This is partially because I don't foresee the Stuart-descended British kingdom(s?) being quite so cutting-edge--still innovative on these fronts, but blunted--whereas perhaps Sweden will be more dynamic than OTL in the 18th century which in turn might provoke/enable a somewhat more modern (if on "absolutist" lines!) Poland and Russia.

The British are a bit of a wild card, at this stage. Absolutist monarchies in northern and central Europe are quite likely - though not certain, of course - and while those have their flaws, they can sometimes be places for development.

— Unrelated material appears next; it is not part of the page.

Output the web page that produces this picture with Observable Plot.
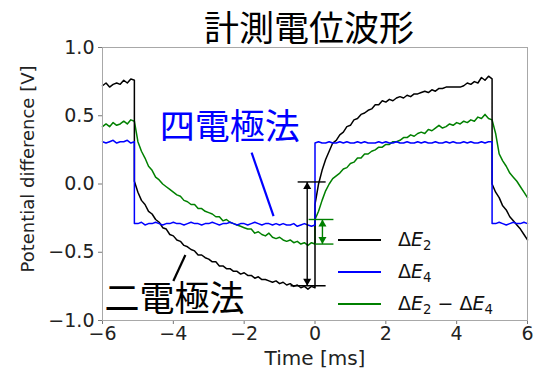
<!DOCTYPE html>
<html>
<head>
<meta charset="utf-8">
<script src="https://cdn.jsdelivr.net/npm/d3@7"></script>
<script src="https://cdn.jsdelivr.net/npm/@observablehq/plot@0.6"></script>
<style>
  body { margin: 0; background: #fff; }
  #wrap { position: relative; width: 535px; height: 370px; }
  #legend { position: absolute; left: 338px; top: 224px; font-family: "DejaVu Sans", sans-serif; font-size: 19px; color: #111; }
  .row { position: absolute; left: 0; height: 32px; width: 200px; }
  .row .ln { position: absolute; left: 0; top: 15px; width: 43px; height: 2px; display: block; }
  .row .lb { position: absolute; left: 60px; top: 2px; white-space: nowrap; line-height: 26px; }
  .row i { font-style: oblique; }
  .row sub { font-size: 70%; vertical-align: -0.28em; line-height: 0; }
</style>
</head>
<body>
<div id="wrap"></div>
<script>
const step = 0.1;
// ΔE2 (black)
const e2Segments = [
  { t0: -6.0, v: [0.72,0.74,0.71,0.73,0.74,0.73,0.76,0.74,0.77,0.76] },
  { t0: -5.1, v: [0.02,-0.06,-0.12,-0.15,-0.20,-0.22,-0.26,-0.28,-0.32,-0.33,-0.37,
                  -0.38,-0.41,-0.42,-0.45,-0.46,-0.48,-0.49,-0.52,-0.52,-0.54,
                  -0.55,-0.57,-0.57,-0.60,-0.60,-0.62,-0.62,-0.64,-0.64,-0.66,
                  -0.65,-0.67,-0.67,-0.69,-0.68,-0.70,-0.70,-0.71,-0.72,-0.71,
                  -0.73,-0.72,-0.74,-0.73,-0.75,-0.74,-0.76,-0.75,-0.77,-0.75,-0.76] },
  { t0: 0.0, v: [-0.15,0.00,0.10,0.18,0.24,0.30,0.32,0.36,0.38,0.42,
                 0.43,0.47,0.48,0.51,0.52,0.54,0.55,0.58,0.58,0.61,
                 0.60,0.62,0.61,0.63,0.64,0.63,0.65,0.64,0.66,0.66,
                 0.67,0.68,0.67,0.69,0.68,0.70,0.70,0.71,0.71,0.71,
                 0.71,0.71,0.72,0.74,0.73,0.75,0.74,0.78,0.76,0.79,0.77] },
  { t0: 5.0, v: [0.00,-0.06,-0.10,-0.16,-0.19,-0.24,-0.27,-0.30,-0.33,-0.37,-0.41] }
];
// ΔE4 (blue)
const e4Segments = [
  { t0: -6.0, v: [0.31,0.30,0.31,0.32,0.30,0.31,0.31,0.32,0.30,0.31] },
  { t0: -5.1, v: [-0.29,-0.29,-0.28,-0.30,-0.29,-0.29,-0.28,-0.29,-0.30,-0.29,
                  -0.29,-0.28,-0.29,-0.29,-0.30,-0.29,-0.28,-0.29,-0.29,-0.30,
                  -0.29,-0.29,-0.28,-0.29,-0.30,-0.29,-0.29,-0.28,-0.29,-0.30,
                  -0.29,-0.29,-0.30,-0.29,-0.28,-0.29,-0.30,-0.29,-0.29,-0.30,
                  -0.29,-0.30,-0.29,-0.30,-0.30,-0.29,-0.31,-0.30,-0.29,-0.30,-0.31,-0.30] },
  { t0: 0.0, v: [0.30,0.31,0.30,0.30,0.31,0.30,0.30,0.31,0.30,0.31,
                 0.30,0.30,0.31,0.30,0.31,0.30,0.30,0.30,0.31,0.30,
                 0.31,0.30,0.30,0.31,0.30,0.30,0.31,0.30,0.30,0.31,
                 0.30,0.31,0.30,0.30,0.31,0.30,0.30,0.31,0.30,0.31,
                 0.30,0.30,0.31,0.30,0.31,0.30,0.30,0.31,0.30,0.31,0.31] },
  { t0: 5.0, v: [-0.29,-0.29,-0.28,-0.29,-0.30,-0.29,-0.28,-0.29,-0.29,-0.28,-0.29] }
];
// ΔE2 − ΔE4 (green)
const diffSegments = [
  { t0: -6.0, v: [0.42,0.44,0.42,0.45,0.43,0.44,0.46,0.44,0.47,0.46] },
  { t0: -5.0, v: [0.31,0.24,0.19,0.13,0.10,0.05,0.03,0.00,-0.02,-0.04,
                  -0.06,-0.08,-0.09,-0.12,-0.13,-0.15,-0.15,-0.18,-0.18,-0.20,
                  -0.21,-0.22,-0.24,-0.24,-0.27,-0.26,-0.28,-0.29,-0.30,-0.31,
                  -0.32,-0.33,-0.33,-0.36,-0.35,-0.37,-0.38,-0.36,-0.39,-0.40,
                  -0.39,-0.41,-0.42,-0.41,-0.43,-0.42,-0.44,-0.43,-0.45,-0.43,-0.44] },
  { t0: 0.0, v: [-0.26,-0.20,-0.12,-0.05,0.00,0.04,0.06,0.08,0.11,0.12,
                 0.15,0.16,0.19,0.19,0.22,0.22,0.24,0.25,0.27,0.27,
                 0.29,0.29,0.31,0.31,0.32,0.34,0.34,0.36,0.35,0.37,
                 0.38,0.37,0.40,0.39,0.41,0.43,0.41,0.42,0.44,0.43,
                 0.45,0.44,0.46,0.45,0.47,0.46,0.49,0.48,0.51,0.48,0.47] },
  { t0: 5.1, v: [0.37,0.22,0.17,0.13,0.08,0.05,0.02,-0.02,-0.06,-0.10] }
];

// axis ticks
const xTicks = [-6, -4, -2, 0, 2, 4, 6];
const yTicks = [-1.0, -0.5, 0.0, 0.5, 1.0];

// annotations (data units)
const measureLines = [ // horizontal guide lines
  { x1: -0.49, x2: 0.30, y: 0.015, c: "#000" },
  { x1: -0.69, x2: 0.30, y: -0.745, c: "#000" },
  { x1: -0.18, x2: 0.52, y: -0.26, c: "#008000" },
  { x1: 0.0, x2: 0.52, y: -0.44, c: "#008000" }
];
const measureArrows = [
  { x: -0.22, top: 0.015, bottom: -0.745, c: "#000" },
  { x: 0.21, top: -0.26, bottom: -0.44, c: "#008000" }
];
const pointers = [
  { x1: -1.79, y1: 0.23, x2: -1.17, y2: -0.235, c: "#0000ff" },
  { x1: -3.66, y1: -0.52, x2: -4.0, y2: -0.71, c: "#000" }
];
const labels = [
  { x: -2.41, y: 0.41, text: "四電極法", c: "#0000ff" },
  { x: -3.97, y: -0.85, text: "二電極法", c: "#000" }
];

const toRows = (segs) => segs.flatMap(s => s.v.map((v, i) => ({ t: Math.round((s.t0 + i * step) * 100) / 100, v })));
const e2 = toRows(e2Segments), e4 = toRows(e4Segments), diff = toRows(diffSegments);
const minus = s => s.replace("-", "\u2212");
const cjk = "'Noto Sans CJK JP', 'Noto Sans CJK SC', sans-serif";

const chart = Plot.plot({
  width: 535,
  height: 370,
  marginTop: 47,
  marginBottom: 50,
  marginLeft: 102,
  marginRight: 8,
  style: { fontFamily: "DejaVu Sans", background: "#fff", overflow: "visible" },
  x: { domain: [-6, 6] },
  y: { domain: [-1, 1] },
  marks: [
    Plot.axisX({ ticks: xTicks, tickSize: 4, tickPadding: 2, fontSize: 19, stroke: "#777", fill: "#222", tickFormat: d => minus(String(d)), label: null }),
    Plot.axisY({ ticks: yTicks, tickSize: 4, tickPadding: 4, fontSize: 19, stroke: "#777", fill: "#222", tickFormat: d => minus(d.toFixed(1)), label: null }),
    Plot.lineY(diff, { x: "t", y: "v", stroke: "#008000", strokeWidth: 1.5 }),
    Plot.lineY(e2, { x: "t", y: "v", stroke: "#000", strokeWidth: 1.5 }),
    Plot.lineY(e4, { x: "t", y: "v", stroke: "#0000ff", strokeWidth: 1.5 }),
    Plot.link(measureLines, { x1: "x1", x2: "x2", y1: "y", y2: "y", stroke: "c", strokeWidth: 1.4 }),
    Plot.link(measureArrows, { x1: "x", x2: "x", y1: "top", y2: "bottom", stroke: "c", strokeWidth: 1.4 }),
    Plot.dot(measureArrows, { x: "x", y: "top", symbol: "triangle", r: 3, fill: "c", stroke: null, dy: 4.7 }),
    Plot.dot(measureArrows, { x: "x", y: "bottom", symbol: "triangle", r: 3, fill: "c", stroke: null, rotate: 180, dy: -4.7 }),
    Plot.link(pointers, { x1: "x1", y1: "y1", x2: "x2", y2: "y2", stroke: "c", strokeWidth: 2.2 }),
    Plot.text(labels, { x: "x", y: "y", text: "text", fill: "c", fontSize: 35, fontFamily: cjk }),
    Plot.frame({ stroke: "#a8a8a8", strokeWidth: 1 }),
    Plot.text(["計測電位波形"], { frameAnchor: "top", textAnchor: "middle", lineAnchor: "middle", dx: -6, dy: -18, fontSize: 35, fontFamily: cjk, fill: "#000" }),
    Plot.text(["Time [ms]"], { frameAnchor: "bottom", textAnchor: "middle", lineAnchor: "middle", dy: 38, fontSize: 20, fill: "#222" }),
    Plot.text(["Potential difference [V]"], { frameAnchor: "left", textAnchor: "middle", lineAnchor: "middle", rotate: -90, dx: -74, dy: -15, fontSize: 18, fill: "#222" })
  ]
});

const wrap = document.getElementById("wrap");
wrap.appendChild(chart);

// legend
const legendItems = [
  { c: "#000000", html: "Δ<i>E</i><sub>2</sub>" },
  { c: "#0000ff", html: "Δ<i>E</i><sub>4</sub>" },
  { c: "#008000", html: "Δ<i>E</i><sub>2</sub> \u2212 Δ<i>E</i><sub>4</sub>" }
];
const legend = document.createElement("div");
legend.id = "legend";
legendItems.forEach((it, i) => {
  const row = document.createElement("div");
  row.className = "row";
  row.style.top = (i * 32) + "px";
  const ln = document.createElement("span");
  ln.className = "ln";
  ln.style.backgroundColor = it.c;
  const lb = document.createElement("span");
  lb.className = "lb";
  lb.innerHTML = it.html;
  row.appendChild(ln);
  row.appendChild(lb);
  legend.appendChild(row);
});
wrap.appendChild(legend);
</script>
</body>
</html>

Meanwhile the western Med--Iberia and Sicily but possibly also southern France and the other Med islands--will have a bit of a second Renaissance, a true "rebirth."

The effects of Aururian crops will be profound. Not just higher population, but because of the pecularities of those crops, a higher percentage of the population free to pursue non-agricultural pursuits. Up to 20-25% of the population may become urbanised, which will have huge consequences.

So capitalism in particular will probably arise more slowly and more fitfully and more gradually, but on a dispersed basis with strong centers scattered all around Europe's peripheries; parts of the Ottoman realm may participate on a pretty equal basis as well.

Hence I guess the more quilted nature of European colonialism in North America.

It's safe to say that it will be much harder for any one power to enforce control in North America. Britain still has some fundamental advantages in demographics - a very strong source of emigration, and almost certainly still the largest in absolute terms - but the broader wealth distribution will make it harder for Britain to maintain the naval dominance that let it take over most of North America in OTL.

Interesting update, but:

1. Prussia was a Polish fief until 1657 OTL and I don't see how it'd be different ITTL, so it can't be given to Courland - by anyone that's not Poland that is. More likely, if history of Polish-Lithuania takes more-or-less the same road as OTL, by 1634 there'd be plans to annex Prussia directly into Poland. So it's quite possible that in ATL 1634 Prussia would end up as a integral part of Poland.

The catch is that this is a period with a *Truce of Altmark - not that different from OTL, although slightly more favourable to Sweden. Sweden actually still controls a lot of coastal Prussian cities as part of that truce (as they did in OTL).

While I haven't specified the details of how the *Truce of Altmark was extended ITTL, it would be safe to say that Sweden has a say in the disposal of Prussia. Sweden trying to hold onto Prussia directly would provoke Poland into war - however reluctantly on the Poles' part. But by the same token Sweden doesn't want Prussia falling under direct Polish rule either, and has the military potential to do something about it. Giving Prussia to Courland seems like a decent compromise: it's still a Polish fief, just with Courland having it instead of the Hohenzollerns.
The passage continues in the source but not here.